Pilgrims at Ellora Caves


  • The Ellora caves are famous religious caves located in modern day Maharashtra in India. Unlike the Ajanta caves, which are nearby, the caves at Ellora were home to a plethora of religions, including Buddhism. The caves date to the 6th century AD and were inhabited at least for another 300-400 years. The Ellora caves were excavated on an embankment facing west along two kilometers. The rock the excavators carved into was volcanic. 34 such caves exist. The Buddhist caves were carved first and are thus numbered appropriately as 1-12. The Hindu Brahmins carved caves 14-29 while the highly reclusive and ascetic Jains carved caves 30-34. The existence of all of these religions literally back to back to back is evidence that the religions during the Medieval Indian periods lived syncretically and got along. In fact, there is good evidence to suggest that they shared resources, devotees, and, of course, space as seen at Ellora. Although many people might think of the famous Buddhist stupas and caitya shrine halls when they imagine early religious rock-cut architecture in India, it is the fantastic cave 16 of the Hindus that is likely the most spectacular example of premier rock-cut architecture.

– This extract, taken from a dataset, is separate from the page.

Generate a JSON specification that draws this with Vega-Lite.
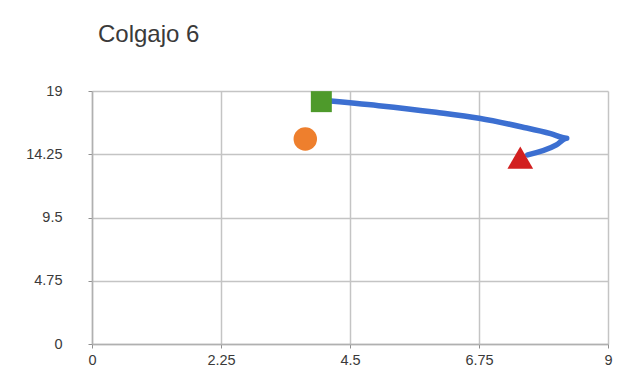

Inside of a Completely Carved Cave

  • Caves in India were used by religious ascetics for nearly a thousand prior to the construction of Ellora. Many of the world-renouncing religions of India taught self- mortifying religious practices in order to gain insight into the nature of the universe. Caves, functioning as natural shelter, were easy locations to inhabit for those religious seekers searching for quiet solitude away from the hustle and bustle of cities. With time, however, the caves became more elaborate and eventually began to be carved into. Instead of naturally occurring shelters with primitive features, the religious ascetics used donations made by pious laymen to hire workers. These workers carved entire chambers into existing rock-faces and, eventually, manufactured the enormous structures that may be seen at Ellora. With the funds provided by very rich merchants and royal families, the ascetics began to live more and more lavishly with more and more material needs. In time, the rock-cut shelters were no longer living quarters but rather chambers setup for worship with many different objects of worship like images and stupas (reliquary chambers). Since the architecture was so astounding, thousands of pilgrims would flock from all over the continent to pay homage to not only the mendicates living in the caves but also to the caves themselves which were seen as the actual embodiments of deities, much like how images and relief carvings are often seen as something more than just representations.